Federal Chancellor Scholz and Belgian Prime Minister De Croo (l.) at their meeting on the Belgian coast.

Photo: Federal Government/Steins

Having lost its Russian gas supplies, it was important for Germany to be able to import significantly more gas from Western Europe whereby the liquefied natural gas (LNG) terminal in Zeebrugge, Belgium, played a central role in securing the German and European energy supply. During his visit to the terminal, Federal Chancellor Scholz thanked our Belgian partners for their quick and neighbourly support. "This assistance" said the Federal Chancellor, "has made an extremely important contribution to Germany's energy security and to that of many other countries."

Getting through this winter without too many problems was the result of a concerted effort, which, as the Federal Chancellor summarised, was "a great joint achievement by Europe". Scholz said he was very confident "that this will also be the case next winter and in winters to come".

Ambitious targets for more liquefied gas, hydrogen, and wind power

Both Belgium and Germany wish to increase their feed-in capacities for LNG in order to be able to make even more use of it within the internal European market. Federal Chancellor Scholz welcomed the promised investments aimed at increasing the capacity of the pipelines.

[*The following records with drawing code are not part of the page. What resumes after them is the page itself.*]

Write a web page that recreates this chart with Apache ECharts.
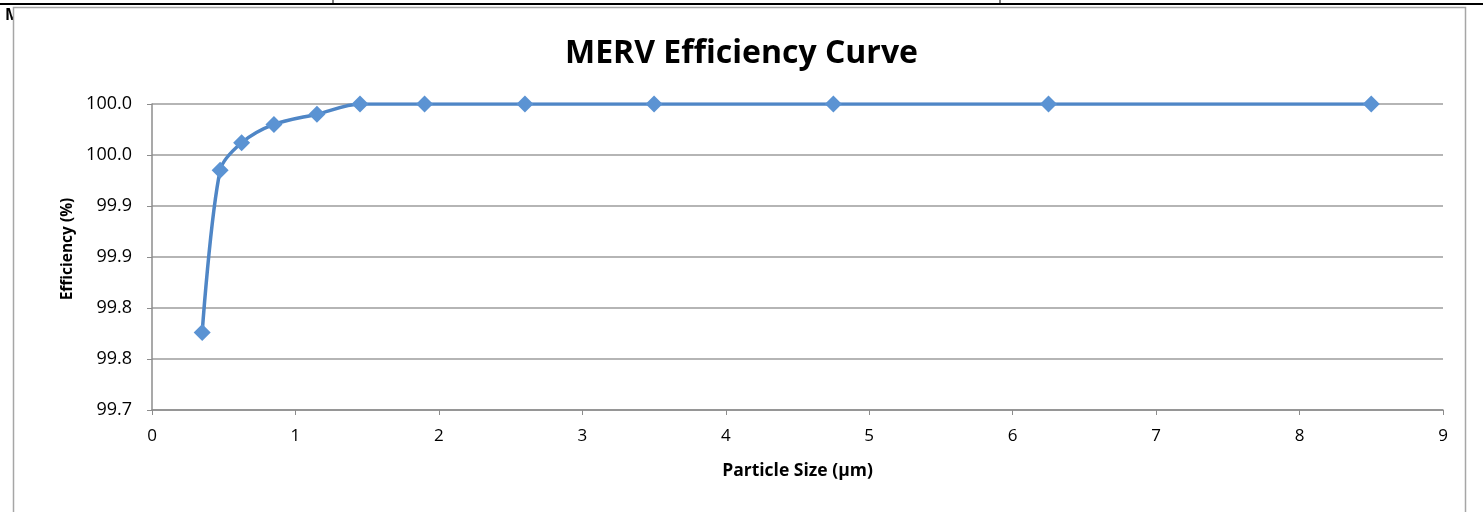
<!DOCTYPE html>
<html>
<head>
<meta charset="utf-8">
<script src="https://cdn.jsdelivr.net/npm/echarts@6/dist/echarts.min.js"></script>
<style>
  html, body { margin: 0; padding: 0; background: #fff; }
  #chart { width: 1483px; height: 512px; }
</style>
</head>
<body>
<div id="chart"></div>
<script>
// particle size range midpoints (µm) and efficiency (%)
const sizes = [0.35, 0.475, 0.625, 0.85, 1.15, 1.45, 1.9, 2.6, 3.5, 4.75, 6.25, 8.5];
const efficiency = [99.776, 99.935, 99.962, 99.98, 99.99, 100, 100, 100, 100, 100, 100, 100];
const xTicks = [0, 9, 1];          // min, max, interval
const yTicks = [99.7, 100.0, 0.05];

const points = sizes.map((s, i) => [s, efficiency[i]]);

const chart = echarts.init(document.getElementById('chart'));
const font = '"Open Sans", "DejaVu Sans", sans-serif';

chart.setOption({
  animation: false,
  backgroundColor: '#fff',
  graphic: [
    // spreadsheet leftovers behind the chart frame
    { type: 'text', left: 5, top: 7, z: -3, style: { text: 'M', font: 'bold 16px ' + font, fill: '#000' } },
    { type: 'line', z: -3, shape: { x1: 0, y1: 4, x2: 1483, y2: 4 }, style: { stroke: '#000', lineWidth: 2 } },
    { type: 'line', z: -3, shape: { x1: 333, y1: 0, x2: 333, y2: 5 }, style: { stroke: '#000', lineWidth: 1 } },
    { type: 'line', z: -3, shape: { x1: 1000, y1: 0, x2: 1000, y2: 5 }, style: { stroke: '#000', lineWidth: 1 } },
    { type: 'rect', z: -2, shape: { x: 13.5, y: 7.5, width: 1452, height: 520 },
      style: { fill: '#fff', stroke: '#a6a6a6', lineWidth: 1.5 } }
  ],
  title: {
    text: 'MERV Efficiency Curve',
    left: 'center',
    top: 33,
    textStyle: { fontFamily: font, fontSize: 32, fontWeight: 'bold', color: '#000' }
  },
  grid: { left: 152, right: 40, top: 104, bottom: 102 },
  xAxis: {
    type: 'value',
    min: xTicks[0], max: xTicks[1], interval: xTicks[2],
    name: 'Particle Size (µm)',
    nameLocation: 'middle',
    nameGap: 52,
    nameTextStyle: { fontFamily: font, fontSize: 17.5, fontWeight: 'bold', color: '#000' },
    axisLine: { lineStyle: { color: '#8c8c8c', width: 1.5 } },
    axisTick: { show: true, length: 5, lineStyle: { color: '#8c8c8c' } },
    axisLabel: { fontFamily: font, fontSize: 17, color: '#000', margin: 18 },
    splitLine: { show: false }
  },
  yAxis: {
    type: 'value',
    min: yTicks[0], max: yTicks[1], interval: yTicks[2],
    name: 'Efficiency (%)',
    nameLocation: 'middle',
    nameRotate: 90,
    nameGap: 74,
    nameTextStyle: { fontFamily: font, fontSize: 15.5, fontWeight: 'bold', color: '#000', padding: [0, 0, 0, 16] },
    axisLine: { show: true, lineStyle: { color: '#8c8c8c', width: 1.5 } },
    axisTick: { show: true, length: 5, lineStyle: { color: '#8c8c8c' } },
    axisLabel: {
      fontFamily: font, fontSize: 18, color: '#000', margin: 20,
      formatter: v => (v + 1e-9).toFixed(1)
    },
    splitLine: { lineStyle: { color: '#9c9c9c', width: 1.5 } }
  },
  series: [{
    type: 'line',
    data: points,
    smooth: 0.3,
    symbol: 'diamond',
    symbolSize: 17,
    lineStyle: { color: '#4f86c6', width: 3.5 },
    itemStyle: { color: '#5b93d3' }
  }]
});
</script>
</body>
</html>
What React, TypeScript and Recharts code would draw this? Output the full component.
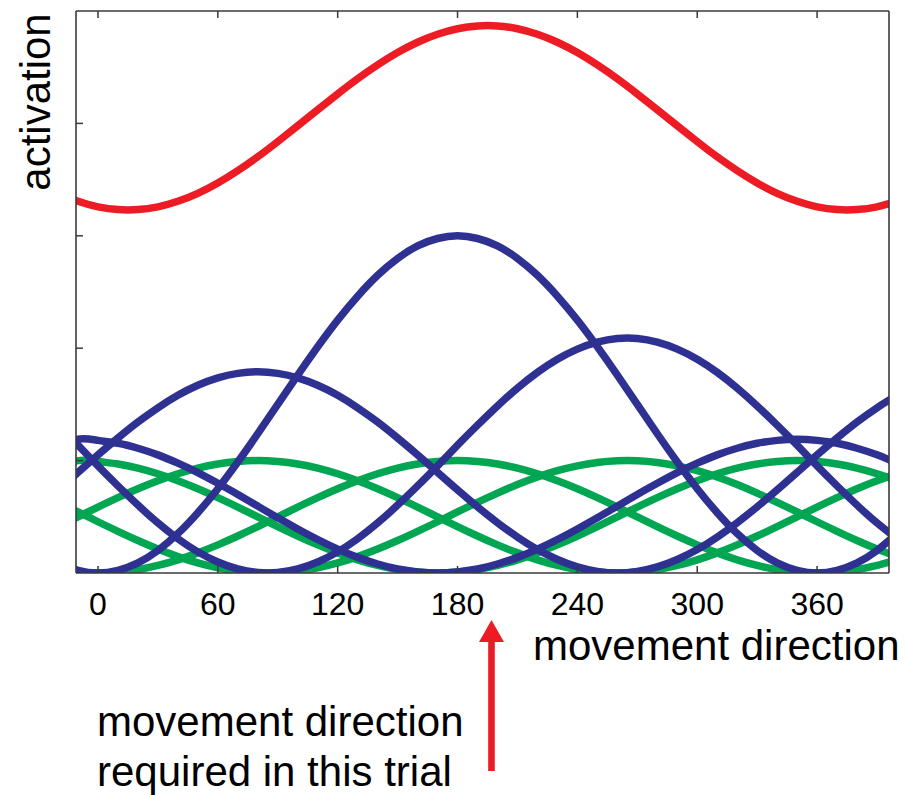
import React from "react";
import { LineChart, Line, XAxis, YAxis, ReferenceLine } from "recharts";

// movement directions (degrees) at which the tuning curves were read
const directions = [
  -20, -10, 0, 10, 20, 30, 40, 50, 60, 70, 80, 90, 100, 110, 120, 130, 140, 150, 160, 170,
  180, 190, 200, 210, 220, 230, 240, 250, 260, 270, 280, 290, 300, 310, 320, 330, 340, 350,
  360, 370, 380, 390, 400,
];

// green: unweighted tuning curves
const green80 = [
  0.413, 0.5, 0.587, 0.671, 0.75, 0.821, 0.883, 0.933, 0.97, 0.992, 1.0, 0.992, 0.97, 0.933,
  0.883, 0.821, 0.75, 0.671, 0.587, 0.5, 0.413, 0.329, 0.25, 0.179, 0.117, 0.067, 0.03, 0.008,
  0.0, 0.008, 0.03, 0.067, 0.117, 0.179, 0.25, 0.329, 0.413, 0.5, 0.587, 0.671, 0.75, 0.821, 0.883,
];
const green180 = [
  0.03, 0.008, 0.0, 0.008, 0.03, 0.067, 0.117, 0.179, 0.25, 0.329, 0.413, 0.5, 0.587, 0.671,
  0.75, 0.821, 0.883, 0.933, 0.97, 0.992, 1.0, 0.992, 0.97, 0.933, 0.883, 0.821, 0.75, 0.671,
  0.587, 0.5, 0.413, 0.329, 0.25, 0.179, 0.117, 0.067, 0.03, 0.008, 0.0, 0.008, 0.03, 0.067, 0.117,
];
const green265 = [
  0.629, 0.544, 0.456, 0.371, 0.289, 0.213, 0.146, 0.09, 0.047, 0.017, 0.002, 0.002, 0.017,
  0.047, 0.09, 0.146, 0.213, 0.289, 0.371, 0.456, 0.544, 0.629, 0.711, 0.787, 0.854, 0.91,
  0.953, 0.983, 0.998, 0.998, 0.983, 0.953, 0.91, 0.854, 0.787, 0.711, 0.629, 0.544, 0.456,
  0.371, 0.289, 0.213, 0.146,
];
const green350 = [
  0.933, 1.0, 0.992, 0.97, 0.933, 0.883, 0.821, 0.75, 0.671, 0.587, 0.5, 0.413, 0.329, 0.25,
  0.179, 0.117, 0.067, 0.03, 0.008, 0.0, 0.008, 0.03, 0.067, 0.117, 0.179, 0.25, 0.329, 0.413,
  0.5, 0.587, 0.671, 0.75, 0.821, 0.883, 0.933, 0.97, 0.992, 1.0, 0.992, 0.97, 0.933, 0.883, 0.821,
];

// blue: weighted tuning curves
const blue80 = [
  0.739, 0.895, 1.051, 1.201, 1.343, 1.47, 1.581, 1.67, 1.736, 1.776, 1.79, 1.776, 1.736, 1.67,
  1.581, 1.47, 1.343, 1.201, 1.051, 0.895, 0.739, 0.589, 0.448, 0.32, 0.209, 0.12, 0.054, 0.014,
  0.0, 0.014, 0.054, 0.12, 0.209, 0.32, 0.448, 0.589, 0.739, 0.895, 1.051, 1.201, 1.343, 1.47, 1.581,
];
const blue180 = [
  0.09, 0.024, 0.0, 0.024, 0.09, 0.201, 0.351, 0.537, 0.75, 0.987, 1.239, 1.5, 1.761, 2.013,
  2.25, 2.463, 2.649, 2.799, 2.91, 2.976, 3.0, 2.976, 2.91, 2.799, 2.649, 2.463, 2.25, 2.013,
  1.761, 1.5, 1.239, 0.987, 0.75, 0.537, 0.351, 0.201, 0.09, 0.024, 0.0, 0.024, 0.09, 0.201, 0.351,
];
const blue265 = [
  1.315, 1.137, 0.953, 0.775, 0.604, 0.445, 0.305, 0.188, 0.098, 0.036, 0.004, 0.004, 0.036,
  0.098, 0.188, 0.305, 0.445, 0.604, 0.775, 0.953, 1.137, 1.315, 1.486, 1.645, 1.785, 1.902,
  1.992, 2.054, 2.086, 2.086, 2.054, 1.992, 1.902, 1.785, 1.645, 1.486, 1.315, 1.137, 0.953,
  0.775, 0.604, 0.445, 0.305,
];
const blue350 = [
  1.11, 1.19, 1.18, 1.154, 1.11, 1.051, 0.977, 0.893, 0.798, 0.699, 0.595, 0.491, 0.392, 0.298,
  0.213, 0.139, 0.08, 0.036, 0.01, 0.0, 0.01, 0.036, 0.08, 0.139, 0.213, 0.298, 0.392, 0.491,
  0.595, 0.699, 0.798, 0.893, 0.977, 1.051, 1.11, 1.154, 1.18, 1.19, 1.18, 1.154, 1.11, 1.051, 0.977,
];

// red: population activation
const redSum = [
  3.378, 3.307, 3.258, 3.233, 3.233, 3.258, 3.307, 3.378, 3.47, 3.58, 3.703, 3.838, 3.979,
  4.121, 4.262, 4.397, 4.52, 4.63, 4.722, 4.793, 4.842, 4.867, 4.867, 4.842, 4.793, 4.722,
  4.63, 4.52, 4.397, 4.262, 4.121, 3.979, 3.838, 3.703, 3.58, 3.47, 3.378, 3.307, 3.258, 3.233,
  3.233, 3.258, 3.307,
];

const xTicks = [0, 60, 120, 180, 240, 300, 360];
const yTicks = [1, 2, 3, 4];
const trialDirection = 197;

const data = directions.map((d, i) => ({
  dir: d,
  g80: green80[i],
  g180: green180[i],
  g265: green265[i],
  g350: green350[i],
  b80: blue80[i],
  b180: blue180[i],
  b265: blue265[i],
  b350: blue350[i],
  red: redSum[i],
}));

const FONT = "'Liberation Sans', Arial, Helvetica, sans-serif";
const RED = "#ED1C24";
const BLUE = "#2E3192";
const GREEN = "#00A651";
const AXIS = "#3a3a3a";
const TICK_LEN = 7;

const BottomTick = (p: any) => (
  <g>
    <line x1={p.x} x2={p.x} y1={p.y} y2={p.y - TICK_LEN} stroke={AXIS} strokeWidth={1.5} />
    <text x={p.x} y={p.y + 42} textAnchor="middle" fontSize={32} fontFamily={FONT} fill="#000">
      {p.payload.value}
    </text>
  </g>
);
const TopTick = (p: any) => (
  <line x1={p.x} x2={p.x} y1={p.y} y2={p.y + TICK_LEN} stroke={AXIS} strokeWidth={1.5} />
);
const LeftTick = (p: any) => (
  <line x1={p.x} x2={p.x + TICK_LEN} y1={p.y} y2={p.y} stroke={AXIS} strokeWidth={1.5} />
);
const RightTick = (p: any) => (
  <line x1={p.x} x2={p.x - TICK_LEN} y1={p.y} y2={p.y} stroke={AXIS} strokeWidth={1.5} />
);

const TrialArrow = (p: any) => {
  const x = p.x1;
  const bottom = Math.max(p.y1, p.y2);
  const tip = bottom + 47;
  const headBase = bottom + 69;
  const tail = bottom + 198;
  return (
    <g>
      <rect x={x - 3.3} y={headBase - 1} width={6.6} height={tail - headBase + 1} fill={RED} />
      <polygon points={`${x},${tip} ${x - 12.5},${headBase} ${x + 12.5},${headBase}`} fill={RED} />
    </g>
  );
};

export default function App() {
  const lineCommon = {
    type: "natural" as const,
    dot: false,
    activeDot: false,
    isAnimationActive: false,
    strokeWidth: 7.5,
    strokeLinejoin: "round" as const,
  };
  return (
    <div style={{ position: "absolute", left: 0, top: 0, width: 905, height: 795, background: "#fff" }}>
      <LineChart
        width={905}
        height={795}
        data={data}
        margin={{ top: 10, right: 15, bottom: 221, left: 75 }}
      >
        <XAxis
          xAxisId="b"
          dataKey="dir"
          type="number"
          domain={[-11, 396]}
          allowDataOverflow
          ticks={xTicks}
          interval={0}
          height={1}
          tickSize={0}
          tickMargin={0}
          tickLine={false}
          tick={BottomTick}
          axisLine={{ stroke: AXIS, strokeWidth: 1.6 }}
        />
        <XAxis
          xAxisId="t"
          orientation="top"
          dataKey="dir"
          type="number"
          domain={[-11, 396]}
          allowDataOverflow
          ticks={xTicks}
          interval={0}
          height={1}
          tickSize={0}
          tickMargin={0}
          tickLine={false}
          tick={TopTick}
          axisLine={{ stroke: AXIS, strokeWidth: 1.6 }}
        />
        <YAxis
          yAxisId="l"
          type="number"
          domain={[0, 5]}
          allowDataOverflow
          ticks={yTicks}
          interval={0}
          width={1}
          tickSize={0}
          tickMargin={0}
          tickLine={false}
          tick={LeftTick}
          axisLine={{ stroke: AXIS, strokeWidth: 1.6 }}
        />
        <YAxis
          yAxisId="r"
          orientation="right"
          type="number"
          domain={[0, 5]}
          ticks={yTicks}
          interval={0}
          width={1}
          tickSize={0}
          tickMargin={0}
          tickLine={false}
          tick={RightTick}
          axisLine={{ stroke: AXIS, strokeWidth: 1.6 }}
        />
        <Line xAxisId="b" yAxisId="l" dataKey="g80" stroke={GREEN} {...lineCommon} />
        <Line xAxisId="b" yAxisId="l" dataKey="g180" stroke={GREEN} {...lineCommon} />
        <Line xAxisId="b" yAxisId="l" dataKey="g265" stroke={GREEN} {...lineCommon} />
        <Line xAxisId="b" yAxisId="l" dataKey="g350" stroke={GREEN} {...lineCommon} />
        <Line xAxisId="b" yAxisId="l" dataKey="b80" stroke={BLUE} {...lineCommon} />
        <Line xAxisId="b" yAxisId="l" dataKey="b180" stroke={BLUE} {...lineCommon} />
        <Line xAxisId="b" yAxisId="l" dataKey="b265" stroke={BLUE} {...lineCommon} />
        <Line xAxisId="b" yAxisId="l" dataKey="b350" stroke={BLUE} {...lineCommon} />
        <Line xAxisId="b" yAxisId="l" dataKey="red" stroke={RED} {...lineCommon} />
        <ReferenceLine
          xAxisId="b"
          yAxisId="l"
          x={trialDirection}
          shape={TrialArrow}
        />
      </LineChart>
      <svg
        width={905}
        height={795}
        style={{ position: "absolute", left: 0, top: 0, pointerEvents: "none" }}
      >
        <text
          x={50}
          y={102}
          transform="rotate(-90 50 102)"
          textAnchor="middle"
          fontSize={42}
          fontFamily={FONT}
          fill="#000"
        >
          activation
        </text>
        <text x={533} y={660} fontSize={42} fontFamily={FONT} fill="#000">
          movement direction
        </text>
        <text x={97} y={736} fontSize={42} fontFamily={FONT} fill="#000">
          movement direction
        </text>
        <text x={97} y={786} fontSize={42} fontFamily={FONT} fill="#000">
          required in this trial
        </text>
      </svg>
    </div>
  );
}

Both countries also wish to construct a cross-border hydrogen pipeline network. "We will also make the necessary investment decisions regarding the hydrogen grid in Germany this year," said Scholz.

Improved coordination and connections between energy grids

The aim of this collaboration is to ensure a secure energy supply and to make more progress towards a carbon-neutral economy, to which end, the plan is to better coordinate and connect the energy grids.

The Federal Chancellor also said that there was further potential for cross-border projects when it came to the use of off-shore wind power terminals. The path to climate neutrality, he said, would involve turning the North Sea into a "production site for the electricity of the future".